Two statements of fact:
- The earth does not, as much as it seems, stay still in one spot. It rotates on its axis, and it orbits the sun.
- I wrote a scene this morning.
There is, actually, a connection between those two facts. And that connection is in the post title: Changes.
July seems an odd time for me to be thinking about changes. The New Year? Sure. My birthday? Okay. The start of a new school year? Yeah. But July? I’m guessing it has something to do with the heat the last few days, and family visits, all of which added up to slow me down and give me time to muse on life. Which, as usual, is changing.
I think, when I was older, I knew about change. I saw it all laid out before me, in a pattern-school, work, marriage, children. And, of course, mixed in with it all: writing. I think I saw it as nice, neat chunks–I’d do one thing for a while, then there’d be a change, and I’d be doing something else. I’d do that for another while–in a nice, calm, settled manner, and then,yeah, another change would come along. And I’d always have time for consideration, preparation, and development.
What was I thinking?
That kind of change would imply that the world was, in fact, standing still, letting us control our movements, letting us be in charge of where our feet landed in space and time. That the spinning of the planet had no agenda or impetus of its own, that external events had no impact on us, personally. Or, to use Terry Pratchett’s imagery, that the disc is not resting on the back of four elephants riding on the shell of Great A’tuin, the Giant Star Turtle, all of whom are traveling along with no help from us.
Change happens. As I get older, it seems to happen faster–perhaps because I’m watching my son grow up, perhaps because I’m more deeply invested in friendships with people who’s lives also have their own ebbs and flows, perhaps because the increasing numbers of my age really do mean something. Overall, I try to look at change as a good thing, as an opportunity. I listen for the chafing in my psyche that says it’s time to do something different, to add another element to my day. When the irritation gets to great, I start to look around for that something–other people may be able to let it come happily and comfortably to them; I seem to need to chase it down.
All this is the long way of saying I have added something new to my life. It’s the first small step on returning to paying employment when my son moves out for college. It’s volunteer, so no money yet, but it feels like a good door into a dimension I need to be heading toward. At the first meeting, I felt my brain waking up to that attraction something new can bring, especially something that takes you a little further away from excess navel-gazing. Of course it’s hours out of my days and weeks. It’s hours that I could be writing. Which is a little bit scary.
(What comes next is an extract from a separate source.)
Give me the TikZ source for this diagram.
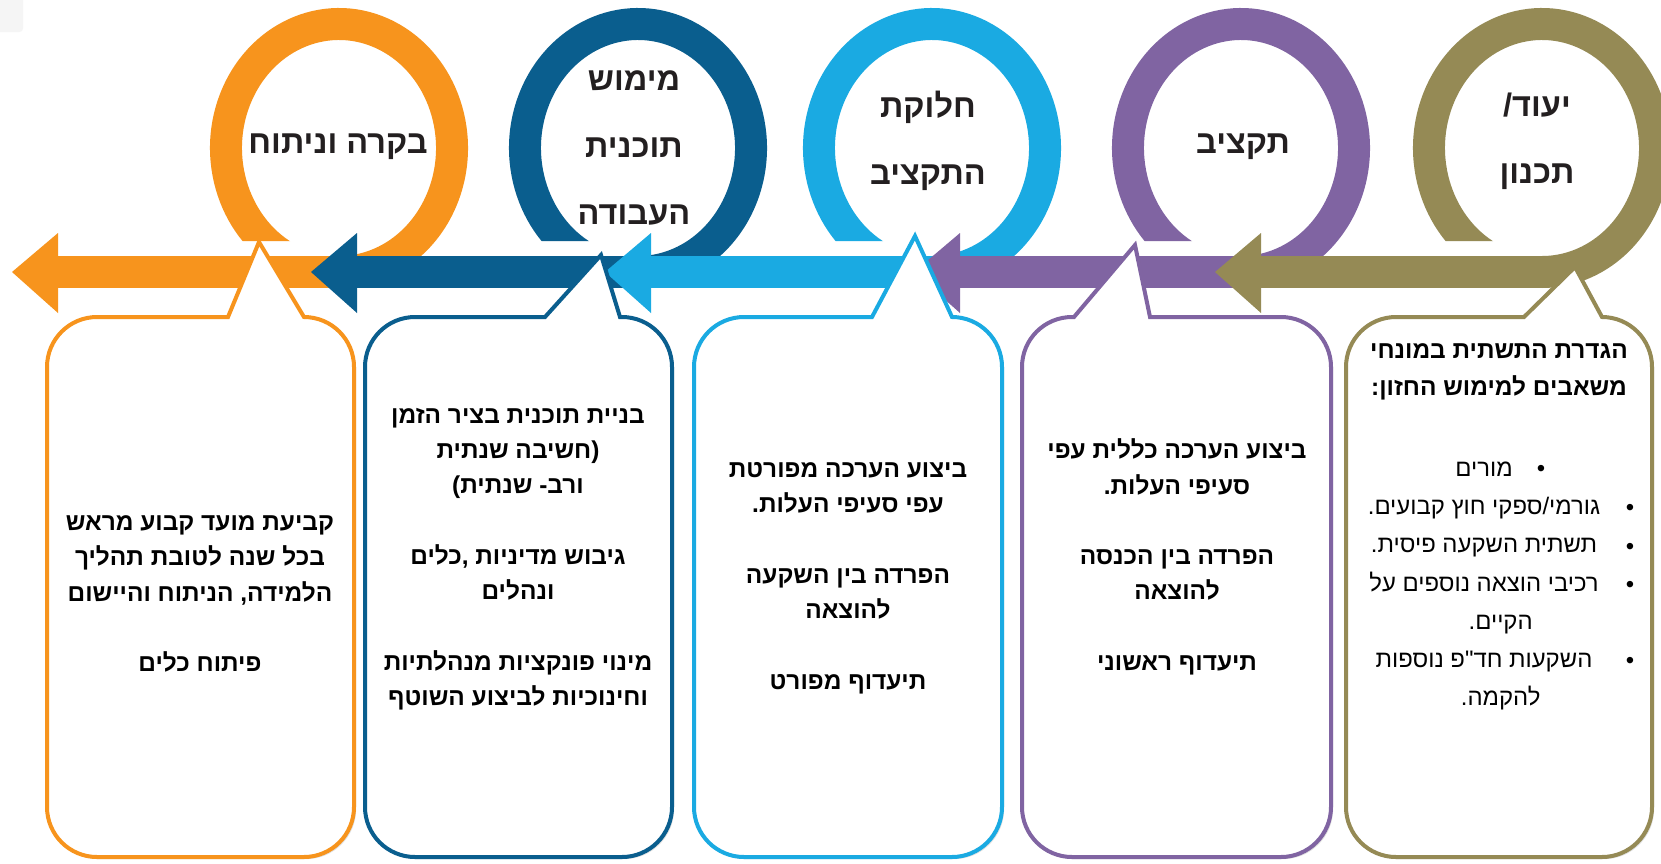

But which also brings us to the second fact above. The scene I wrote this morning.
Change doesn’t just disturb a pattern, it can actually pull us out of a rut. I woke up today with the knowledge that I would have less time for writing. Guess what that knowledge did. It made me write. It got me to open the laptop, start Scrivener, turn off social networking, and write. It put me back into the awareness that, if I don’t get my writing done first, it isn’t going to happen. It reminded me how much I want to be able to work for income and work at my writing: If I can’t do both, I am not going to be happy.